Our Music Curriculum takes a holistic approach to music, in which the individual strands are woven together to create engaging and enriching learning experiences.

Each unit combines theses strands within a cross curricular topic designed to capture pupil’s imagination and encourage them to explore music enthusiastically. Over the course of the curriculum children will be taught to sing with fluency and expression and play tuned and untuned instruments accurately and with control. They will learn to recognise the interrelated dimensions of music and use these expressively in their own improvisations and compositions.

Our curriculum follows a spiral model where previous skills and knowledge are returned to and built upon. Children progress in terms of tackling more complex tasks and by doing more simple tasks better, as well as developing understanding and knowledge of the history of music, staff, and other musical notations, as well as the interrelated dimensions of music and more.

In each unit pupils will actively participate in musical activities drawn from a range of styles and traditions, developing their musical skills, and understanding of how music works. Lessons incorporate a range of teaching strategies from independent tasks, paired and group work as well as improvisation and teacher led performances. Lessons are ‘hands on’ and incorporate movement and dance elements, as well as making cross curricular links with other areas of learning.

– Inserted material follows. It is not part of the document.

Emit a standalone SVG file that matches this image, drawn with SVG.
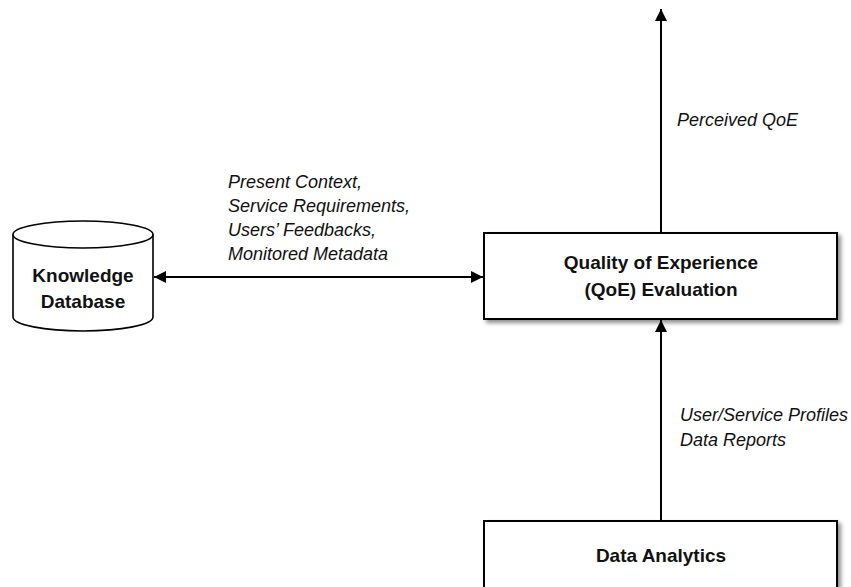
<svg xmlns="http://www.w3.org/2000/svg" width="851" height="587" viewBox="0 0 851 587">
  <style>
    .box { fill: #ffffff; stroke: #000000; stroke-width: 2; }
    .shape { fill: #ffffff; stroke: #000000; stroke-width: 1.6; }
    .title { font-family: "Liberation Sans", Arial, sans-serif; font-weight: bold; font-size: 19px; fill: #111111; text-anchor: middle; }
    .label { font-family: "Liberation Sans", Arial, sans-serif; font-style: italic; font-size: 18px; fill: #111111; }
    .wire { fill: none; stroke: #000000; stroke-width: 2; }
  </style>
  <defs>
    <marker id="arrow" viewBox="0 0 10 10" refX="10" refY="5" markerWidth="6" markerHeight="6" orient="auto-start-reverse" markerUnits="strokeWidth">
      <path d="M0,0 L10,5 L0,10 z" fill="#000000"/>
    </marker>
    <filter id="shadow" x="-10%" y="-10%" width="130%" height="140%">
      <feGaussianBlur in="SourceAlpha" stdDeviation="2"/>
      <feOffset dx="3" dy="3" result="blur"/>
      <feComponentTransfer><feFuncA type="linear" slope="0.45"/></feComponentTransfer>
      <feMerge><feMergeNode/><feMergeNode in="SourceGraphic"/></feMerge>
    </filter>
  </defs>

  <rect width="851" height="587" fill="#ffffff"/>

  <!-- connectors -->
  <g id="connectors">
    <line class="wire" x1="661" y1="233" x2="661" y2="9" marker-end="url(#arrow)"/>
    <line class="wire" x1="154" y1="277" x2="483" y2="277" marker-start="url(#arrow)" marker-end="url(#arrow)"/>
    <line class="wire" x1="661" y1="521" x2="661" y2="320" marker-end="url(#arrow)"/>
    <text class="label" x="677" y="126">Perceived QoE</text>
    <text class="label" x="228" y="188">Present Context,</text>
    <text class="label" x="228" y="212">Service Requirements,</text>
    <text class="label" x="228" y="236">Users’ Feedbacks,</text>
    <text class="label" x="228" y="260">Monitored Metadata</text>
    <text class="label" x="680" y="421">User/Service Profiles</text>
    <text class="label" x="680" y="446">Data Reports</text>
  </g>

  <!-- knowledge database cylinder -->
  <g id="knowledge-database">
    <path class="shape" d="M13,234.5 L13,317 A70,14 0 0 0 153,317 L153,234.5"/>
    <ellipse class="shape" cx="83" cy="234.5" rx="70" ry="13.5"/>
    <text class="title" x="83" y="282">Knowledge</text>
    <text class="title" x="83" y="308">Database</text>
  </g>

  <!-- QoE evaluation block -->
  <g id="qoe-evaluation">
    <rect class="box" x="484" y="233" width="353" height="86" filter="url(#shadow)"/>
    <text class="title" x="661" y="269">Quality of Experience</text>
    <text class="title" x="661" y="296">(QoE) Evaluation</text>
  </g>

  <!-- data analytics block -->
  <g id="data-analytics">
    <rect class="box" x="484" y="521" width="353" height="90" filter="url(#shadow)"/>
    <text class="title" x="661" y="562">Data Analytics</text>
  </g>
</svg>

The impact of our curriculum is constantly monitored by both formative and summative assessment opportunities. Each lesson includes opportunities for teachers to assess children against learning objectives and the end of each unit offers a performance opportunity where teachers can make a summative assessment of pupil’s learning.

Pupils should leave our school with a range of skills to enable them to enjoy and appreciate music throughout their lives.

The expected impact of our curriculum is that children will:

  • Be confident performers, composers and listeners and will be able to express themselves musically at and beyond school.
  • Show an appreciation and respect for a wide range of musical styles from around the world and will understand how music is influenced by the wider cultural, social and historical contexts in which it is developed.
  • Understand the ways in which music can be written down to support performing and composing.
  • Demonstrate and articulate an enthusiasm for music and be able to identify their own personal music preferences.
  • Meet the end of Key Stage expectations outlines in the National Curriculum for Music.